Required work: Transcribe the listing below from its opening line up to and including the line that contains "serif, size: 11"; reproduce nothing else.

Recorded data:

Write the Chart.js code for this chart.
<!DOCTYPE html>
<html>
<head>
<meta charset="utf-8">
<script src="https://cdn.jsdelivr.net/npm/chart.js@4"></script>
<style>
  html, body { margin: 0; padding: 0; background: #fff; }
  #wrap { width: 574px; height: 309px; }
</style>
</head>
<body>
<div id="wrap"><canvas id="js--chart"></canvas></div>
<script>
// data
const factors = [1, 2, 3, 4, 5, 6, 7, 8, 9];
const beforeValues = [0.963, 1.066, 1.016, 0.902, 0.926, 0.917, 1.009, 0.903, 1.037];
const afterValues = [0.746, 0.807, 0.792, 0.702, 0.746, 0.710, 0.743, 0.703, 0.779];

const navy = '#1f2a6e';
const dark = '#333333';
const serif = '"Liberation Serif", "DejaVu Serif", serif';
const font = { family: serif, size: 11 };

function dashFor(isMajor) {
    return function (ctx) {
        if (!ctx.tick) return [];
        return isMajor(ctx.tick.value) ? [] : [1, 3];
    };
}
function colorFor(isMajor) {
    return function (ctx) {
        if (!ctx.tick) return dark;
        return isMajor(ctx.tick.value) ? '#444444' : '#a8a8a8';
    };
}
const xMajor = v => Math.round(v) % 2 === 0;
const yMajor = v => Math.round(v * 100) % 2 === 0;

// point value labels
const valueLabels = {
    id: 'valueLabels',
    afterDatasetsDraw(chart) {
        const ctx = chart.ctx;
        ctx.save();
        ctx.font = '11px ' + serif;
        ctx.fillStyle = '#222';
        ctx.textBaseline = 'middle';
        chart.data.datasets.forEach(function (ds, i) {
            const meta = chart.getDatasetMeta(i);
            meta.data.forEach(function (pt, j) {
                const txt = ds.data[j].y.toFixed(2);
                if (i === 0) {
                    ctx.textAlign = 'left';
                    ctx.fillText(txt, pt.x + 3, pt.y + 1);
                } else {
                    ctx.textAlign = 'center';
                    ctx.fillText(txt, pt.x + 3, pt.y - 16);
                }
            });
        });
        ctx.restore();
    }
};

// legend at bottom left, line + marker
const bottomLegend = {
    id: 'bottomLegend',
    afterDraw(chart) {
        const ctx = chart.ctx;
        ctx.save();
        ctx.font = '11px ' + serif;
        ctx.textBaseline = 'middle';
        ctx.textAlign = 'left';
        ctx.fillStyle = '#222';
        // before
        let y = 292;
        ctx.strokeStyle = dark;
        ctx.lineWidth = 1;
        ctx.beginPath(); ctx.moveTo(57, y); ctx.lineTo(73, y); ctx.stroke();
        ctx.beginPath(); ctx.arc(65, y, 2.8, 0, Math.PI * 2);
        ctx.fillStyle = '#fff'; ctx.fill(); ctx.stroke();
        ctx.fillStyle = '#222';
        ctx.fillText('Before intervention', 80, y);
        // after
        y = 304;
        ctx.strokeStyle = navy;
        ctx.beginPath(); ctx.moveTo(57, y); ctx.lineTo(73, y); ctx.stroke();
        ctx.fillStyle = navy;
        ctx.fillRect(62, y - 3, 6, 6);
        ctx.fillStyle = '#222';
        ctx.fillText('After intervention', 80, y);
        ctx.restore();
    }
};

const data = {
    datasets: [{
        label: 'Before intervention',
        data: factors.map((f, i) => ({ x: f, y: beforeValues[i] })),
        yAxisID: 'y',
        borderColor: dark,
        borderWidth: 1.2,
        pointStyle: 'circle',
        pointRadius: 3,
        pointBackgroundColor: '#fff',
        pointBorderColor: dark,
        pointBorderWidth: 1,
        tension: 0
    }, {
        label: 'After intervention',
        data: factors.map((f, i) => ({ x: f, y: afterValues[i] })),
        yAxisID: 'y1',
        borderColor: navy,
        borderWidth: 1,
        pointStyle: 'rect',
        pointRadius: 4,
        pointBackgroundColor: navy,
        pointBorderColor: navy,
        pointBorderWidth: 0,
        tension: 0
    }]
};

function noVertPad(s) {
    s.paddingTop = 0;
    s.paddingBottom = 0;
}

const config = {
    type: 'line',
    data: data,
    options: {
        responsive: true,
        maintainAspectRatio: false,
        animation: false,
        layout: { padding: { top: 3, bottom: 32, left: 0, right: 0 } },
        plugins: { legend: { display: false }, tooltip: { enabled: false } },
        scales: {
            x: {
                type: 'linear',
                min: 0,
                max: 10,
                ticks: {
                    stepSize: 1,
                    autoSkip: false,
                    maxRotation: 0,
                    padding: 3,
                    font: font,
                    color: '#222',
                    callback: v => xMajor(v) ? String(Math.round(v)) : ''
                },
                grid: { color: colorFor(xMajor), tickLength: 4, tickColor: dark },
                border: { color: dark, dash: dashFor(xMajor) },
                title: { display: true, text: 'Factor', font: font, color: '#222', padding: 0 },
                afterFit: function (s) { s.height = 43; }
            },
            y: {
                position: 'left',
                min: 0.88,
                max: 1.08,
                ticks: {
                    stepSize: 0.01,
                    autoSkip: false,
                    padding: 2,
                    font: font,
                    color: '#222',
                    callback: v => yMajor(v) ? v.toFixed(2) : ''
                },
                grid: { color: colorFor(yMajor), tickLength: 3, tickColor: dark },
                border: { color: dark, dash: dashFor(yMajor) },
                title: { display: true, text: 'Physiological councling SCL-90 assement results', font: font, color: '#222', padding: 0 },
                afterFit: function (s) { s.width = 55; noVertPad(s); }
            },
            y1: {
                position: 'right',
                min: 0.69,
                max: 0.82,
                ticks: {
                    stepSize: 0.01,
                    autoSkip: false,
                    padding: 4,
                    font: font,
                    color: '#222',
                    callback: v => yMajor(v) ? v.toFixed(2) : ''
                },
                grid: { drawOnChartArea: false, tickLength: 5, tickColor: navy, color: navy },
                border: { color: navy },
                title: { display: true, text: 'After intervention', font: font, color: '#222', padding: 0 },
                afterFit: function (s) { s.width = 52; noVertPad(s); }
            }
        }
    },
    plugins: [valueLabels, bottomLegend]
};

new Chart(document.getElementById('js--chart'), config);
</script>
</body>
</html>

Result of this task:
Write the Chart.js code for this chart.
<!DOCTYPE html>
<html>
<head>
<meta charset="utf-8">
<script src="https://cdn.jsdelivr.net/npm/chart.js@4"></script>
<style>
  html, body { margin: 0; padding: 0; background: #fff; }
  #wrap { width: 574px; height: 309px; }
</style>
</head>
<body>
<div id="wrap"><canvas id="js--chart"></canvas></div>
<script>
// data
const factors = [1, 2, 3, 4, 5, 6, 7, 8, 9];
const beforeValues = [0.963, 1.066, 1.016, 0.902, 0.926, 0.917, 1.009, 0.903, 1.037];
const afterValues = [0.746, 0.807, 0.792, 0.702, 0.746, 0.710, 0.743, 0.703, 0.779];

const navy = '#1f2a6e';
const dark = '#333333';
const serif = '"Liberation Serif", "DejaVu Serif", serif';
const font = { family: serif, size: 11 };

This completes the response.